Meetings are an inevitable part of professional life. Yet, they don’t have to be a burden, even for introverts. The tips below will help you keep everyone on your team comfortable and engaged, no matter how reserved they might be.
Create an inclusive, relaxing meeting space
Being an effective leader in any professional context requires you to adapt to various personalities in your group. It might be easier to acclimate to meeting with more outspoken colleagues, as they’re more forthcoming with their ideas and tend to display their interests and quirks quite freely. Plus, you hardly have to put any effort into getting to know someone who’s more than happy to chat the day away.
On the other hand, you may face a bit more of a challenge when you’re learning to collaborate with your introverted employees and teammates. By definition, these folks are a bit more reserved than others, often finding greater comfort in their own “mental self” than their external environment. Psychologists say that introverts are revitalized by taking advantage of opportunities to reflect within themselves. (As an introvert, I can attest to this fact.) Although they may enjoy interpersonal exchanges, these moments tend to drain, rather than supply, energy.
With this in mind, you’ll have to readjust your standards on what makes a professional space “inclusive.” For example, extended periods of team brainstorming or other group activities should be preceded by 10- or 15-minute breaks. Now, you might be confused about why the break should come before the team exercise. Well, you know that your introverts are bound to be exhausted after participating in lengthy discussions with their colleagues.
However, extroverts and some ambiverts may be surprised to learn that introverts need time to prepare themselves for social interactions. In a sense, these personalities need to build up the energy or gather their thoughts before joining a social scene.
Trust me; they’ll appreciate not being caught off guard and obligated to choose a group of people to work with right away. These pauses will give your attendees some time to settle and take a quiet moment to think before you launch them into a Q&A session, presentation, or other things you might have planned. Alt-text: A person sits alone at a wooden table under a beautiful chandelier, sipping from a yellow mug.

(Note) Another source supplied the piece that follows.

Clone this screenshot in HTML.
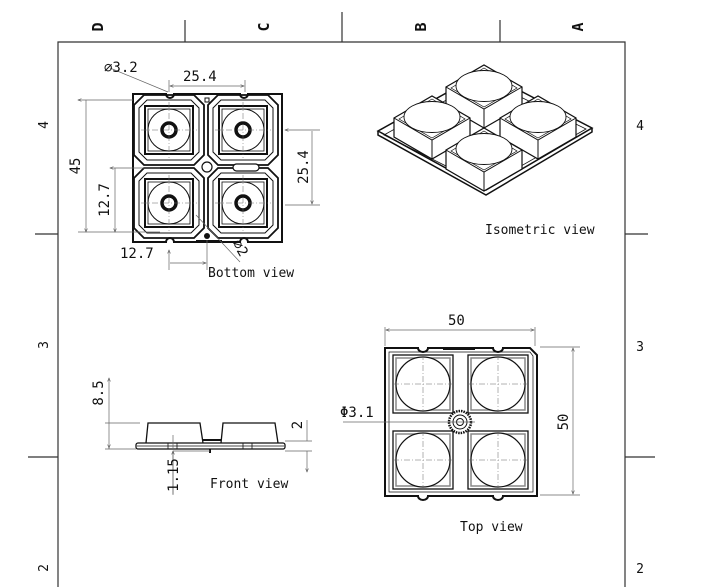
<!DOCTYPE html>
<html><head><meta charset="utf-8"><style>
html,body{margin:0;padding:0;background:#fff;}
svg{display:block;}
text{font-family:"DejaVu Sans Mono","Liberation Mono",monospace;fill:#111;}
</style></head><body>
<svg width="712" height="587" viewBox="0 0 712 587" xmlns="http://www.w3.org/2000/svg">
<defs>
<marker id="a" markerWidth="6" markerHeight="6" refX="5" refY="3" orient="auto-start-reverse"><path d="M0,1 L5,3 L0,5" fill="none" stroke="#555" stroke-width="0.8"/></marker>
<g id="bcell">
<path d="M-35,-25 L-25,-35 L25,-35 L35,-25 L35,25 L25,35 L-25,35 L-35,25 Z" fill="none" stroke="#111" stroke-width="1.8"/>
<path d="M-30,-22 L-22,-30 L22,-30 L30,-22 L30,22 L22,30 L-22,30 L-30,22 Z" fill="none" stroke="#111" stroke-width="1"/>
<rect x="-24" y="-24" width="48" height="48" fill="none" stroke="#111" stroke-width="2"/>
<rect x="-21" y="-21" width="42" height="42" fill="none" stroke="#111" stroke-width="0.8"/>
<circle r="21" fill="none" stroke="#111" stroke-width="1"/>
<circle r="7" fill="none" stroke="#111" stroke-width="3.5"/>
<path d="M-28,0 H28 M0,-28 V28" stroke="#666" stroke-width="0.5" stroke-dasharray="6,2,1,2"/>
</g>
<g id="tcell">
<rect x="-30" y="-29" width="60" height="58" fill="none" stroke="#111" stroke-width="1.3"/>
<rect x="-27" y="-26" width="54" height="52" fill="none" stroke="#888" stroke-width="1.5"/>
<circle r="27" fill="#fff" stroke="#111" stroke-width="1.2"/>
<path d="M-30,0 H30 M0,-30 V30" stroke="#666" stroke-width="0.5" stroke-dasharray="6,2,1,2"/>
</g>
<g id="box">
<path d="M-38,0 L0,-22 L38,0 L38,19 L0,41 L-38,19 Z" fill="#fff" stroke="#111" stroke-width="1.2"/>
<path d="M-38,0 L0,22 L38,0 M0,22 V41" fill="none" stroke="#111" stroke-width="1"/>
<path d="M-33,1 L0,-19 L33,1 L0,20 Z" fill="none" stroke="#111" stroke-width="0.7"/>
<ellipse cx="0" cy="-1" rx="28" ry="15.5" fill="#fff" stroke="#111" stroke-width="0.9"/>
</g>
</defs>

<!-- frame -->
<g stroke="#333" stroke-width="1.2" fill="none">
<path d="M58,587 V42 H625 V587"/>
<path d="M185,20 V42 M342,12 V42 M500,20 V42"/>
<path d="M35,234 H58 M28,457 H58 M625,234 H648 M625,457 H655"/>
</g>
<g font-size="15" font-family="Liberation Sans" font-weight="bold">
<text transform="translate(103,27) rotate(-90)" text-anchor="middle" font-family="Liberation Sans">D</text>
<text transform="translate(269,27) rotate(-90)" text-anchor="middle" font-family="Liberation Sans">C</text>
<text transform="translate(426,27) rotate(-90)" text-anchor="middle" font-family="Liberation Sans">B</text>
<text transform="translate(583,27) rotate(-90)" text-anchor="middle" font-family="Liberation Sans">A</text>
</g>
<g font-size="13">
<text transform="translate(48,125) rotate(-90)" text-anchor="middle">4</text>
<text transform="translate(48,345) rotate(-90)" text-anchor="middle">3</text>
<text transform="translate(48,568) rotate(-90)" text-anchor="middle">2</text>
<text x="640" y="130" text-anchor="middle" font-family="Liberation Sans">4</text>
<text x="640" y="351" text-anchor="middle" font-family="Liberation Sans">3</text>
<text x="640" y="573" text-anchor="middle" font-family="Liberation Sans">2</text>
</g>

<!-- bottom view -->
<path d="M133,94 H166 a4,4 0 0 0 8,0 H240 a4,4 0 0 0 8,0 H282 V242 H248 a4,4 0 0 0 -8,0 H174 a4,4 0 0 0 -8,0 H133 Z" fill="none" stroke="#111" stroke-width="2"/>
<use href="#bcell" x="169" y="130"/>
<use href="#bcell" x="243" y="130"/>
<use href="#bcell" x="169" y="203"/>
<use href="#bcell" x="243" y="203"/>
<circle cx="207" cy="167" r="5" fill="#fff" stroke="#111" stroke-width="1.2"/>
<rect x="233" y="164" width="26" height="7" rx="3.5" fill="#fff" stroke="#111" stroke-width="1.2"/>
<rect x="205" y="98" width="4" height="4" fill="none" stroke="#111"/>
<circle cx="207" cy="236" r="3" fill="#111"/>
<rect x="196" y="240" width="26" height="3" fill="#111"/>
<g stroke="#666" stroke-width="0.7" fill="none">
<path d="M78,100 H133 M86,100 V232" marker-start="url(#a)" marker-end="url(#a)"/>
<path d="M78,232 H160"/>
<path d="M110,168 H160 M115,168 V232" marker-start="url(#a)" marker-end="url(#a)"/>
<path d="M169,80 V92 M245,80 V92" />
<path d="M170,86 H244" marker-start="url(#a)" marker-end="url(#a)"/>
<path d="M285,130 H320 M285,205 H320 M312,131 V204" marker-start="url(#a)" marker-end="url(#a)"/>
<path d="M169,250 V270 M207,240 V270 M170,263 H206" marker-start="url(#a)" marker-end="url(#a)"/>
<path d="M110,68 L168,92 M196,215 L240,262"/>
</g>
<g font-size="14">
<text x="104" y="72">⌀3.2</text>
<text x="183" y="81">25.4</text>
<text transform="translate(80,166) rotate(-90)" text-anchor="middle">45</text>
<text transform="translate(109,200) rotate(-90)" text-anchor="middle">12.7</text>
<text transform="translate(308,167) rotate(-90)" text-anchor="middle">25.4</text>
<text x="120" y="258">12.7</text>
<text transform="translate(232,243) rotate(60)">⌀2</text>
<text x="208" y="277" font-size="13">Bottom view</text>
</g>

<!-- isometric -->
<path d="M378,131 L484,72 L592,128 L486,190 Z" fill="#fff" stroke="#111" stroke-width="1.5"/>
<path d="M384,135 L484,79 L586,129 L486,186 Z" fill="none" stroke="#111" stroke-width="0.8"/>
<path d="M378,131 V135 L486,195 L592,132 V128" fill="none" stroke="#111" stroke-width="1.5"/>
<use href="#box" x="484" y="87"/>
<use href="#box" x="432" y="118"/>
<use href="#box" x="538" y="118"/>
<use href="#box" x="484" y="150"/>
<text x="485" y="234" font-size="13">Isometric view</text>

<!-- front view -->
<path d="M146,443 L148,423 H200 L203,443 M221,443 L223,423 H275 L278,443" fill="none" stroke="#111" stroke-width="1.3"/>
<path d="M203,440 H221" stroke="#111" stroke-width="2"/>
<rect x="136" y="443" width="149" height="6" rx="2" fill="#fff" stroke="#111" stroke-width="1.3"/>
<path d="M137,446 H284" stroke="#111" stroke-width="0.7"/>
<rect x="168" y="443" width="9" height="6" fill="none" stroke="#111" stroke-width="0.8"/>
<rect x="243" y="443" width="9" height="6" fill="none" stroke="#111" stroke-width="0.8"/>
<path d="M210,449 v4" stroke="#111" stroke-width="2"/>
<g stroke="#666" stroke-width="0.7" fill="none">
<path d="M105,423 H140 M105,449 H136" />
<path d="M109,378 V449 M109,424 V448" marker-start="url(#a)" marker-end="url(#a)"/>
<path d="M285,441 H312 M285,451 H312 M307,420 V441 M307,451 V472" marker-end="url(#a)"/>
<path d="M173,435 V449 M173,451 V495" />
<path d="M173,451 V494" marker-start="url(#a)"/>
<path d="M173,451 H210"/>
</g>
<g font-size="14">
<text transform="translate(103,393) rotate(-90)" text-anchor="middle">8.5</text>
<text transform="translate(302,425) rotate(-90)" text-anchor="middle">2</text>
<text transform="translate(178,475) rotate(-90)" text-anchor="middle">1.15</text>
<text x="210" y="488" font-size="13">Front view</text>
</g>

<!-- top view -->
<path d="M385,348 H418 a5,4 0 0 0 10,0 H493 a5,4 0 0 0 10,0 H530 L537,355 V496 H503 a5,4 0 0 1 -10,0 H428 a5,4 0 0 1 -10,0 H385 Z" fill="none" stroke="#111" stroke-width="2"/>
<path d="M389,352 H530 L533,356 V492 H389 Z" fill="none" stroke="#111" stroke-width="0.7"/>
<rect x="443" y="347" width="32" height="3" fill="#111"/>
<use href="#tcell" x="423" y="384"/>
<use href="#tcell" x="498" y="384"/>
<use href="#tcell" x="423" y="460"/>
<use href="#tcell" x="498" y="460"/>
<circle cx="460" cy="422" r="11" fill="#fff" stroke="#111" stroke-width="2.5" stroke-dasharray="1.5,1"/>
<circle cx="460" cy="422" r="7" fill="none" stroke="#111" stroke-width="1"/>
<circle cx="460" cy="422" r="3.5" fill="none" stroke="#111" stroke-width="1"/>
<g stroke="#666" stroke-width="0.7" fill="none">
<path d="M385,327 V346 M535,327 V346"/>
<path d="M386,330 H534" marker-start="url(#a)" marker-end="url(#a)"/>
<path d="M540,347 H580 M540,495 H580"/>
<path d="M573,348 V494" marker-start="url(#a)" marker-end="url(#a)"/>
<path d="M343,422 H475"/>
</g>
<g font-size="14">
<text x="448" y="325">50</text>
<text transform="translate(568,422) rotate(-90)" text-anchor="middle">50</text>
<text x="340" y="417">Φ3.1</text>
<text x="460" y="531" font-size="13">Top view</text>
</g>
</svg>
</body></html>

Make sure your meeting space has getaway areas
Where you meet your team matters. It sets the entire mood of the meeting and can either make your employees feel trapped or easy-going. Apart from the interior décor elements, the abundance of sunlight, or the type of floor plan the workspace has, you’ll want to pay attention to the types of amenities the rental space offers.
For instance, The Collection coworking spaces in Los Angeles come with tons of perks. Specific amenities that your introverted employees might appreciate are their lounge areas, café, and breakout rooms. Whether someone is an introvert or not, it’s pretty normal to deal with “meeting fatigue” after sitting around for half an hour, even if you were participating in the discussion. You need to give everyone some recovery time, no matter how well the gathering might be going.
Experts note that this is why student classes end before the end of the hour, at times like 11:45 or 11:50. This 10- to 15-minute buffer provides an opportunity to mentally and physically transition to the next activity. Introverts who may be fatigued from being social would appreciate being able to step out of the room and find somewhere comfortable to sip on some coffee or be still for just a moment before jumping back into a team setting.
Stay on task
One of the quickest ways to lose an introvert’s interest during a meeting is to veer off from the itinerary. To put it bluntly, it’s already a significant energy expenditure for such a reserved person to participate in discussions or social time with their coworkers. If you or another leader gets distracted and spends too much time on something that’s irrelevant to the meeting’s purpose, not only are you wasting everyone’s time, but you’re actively discouraging introverts from engaging.
Think of it like this: You ask a friend to help you run an errand for work. On your way to complete that errand, you make a stop for a different task. The first stop is not a big deal until it becomes the first of three, delaying the original objective by a significant time margin. Your friend will most likely lose interest in helping you finish the original errand now that you’ve drained their energy on everything else. Further, they’ll be less willing to join you in such chores in the future, as their confidence in your ability to stay focused has been compromised.
This is what you’re doing to those with reserved personalities when you don’t have a clear end goal and plans to bring that intention to fruition during a meeting. Fortunately, the temptation to try and discuss anything and everything under the sun during your work gathering is an easy one to overcome. Some rental coworking venues offer planning services as one of their perks. When you’re selecting your meeting venue, call the company directly and see what they can do to help you shape a clear, easy-to-follow itinerary.
Keep your introverts happy during work meetings
Everyone gets tired of meetings, but it can happen a lot more frequently for folks who prefer to spend time alone. With these tips and the right meeting space, you can make sure that even your most introverted colleagues are comfortable at the next professional get-together.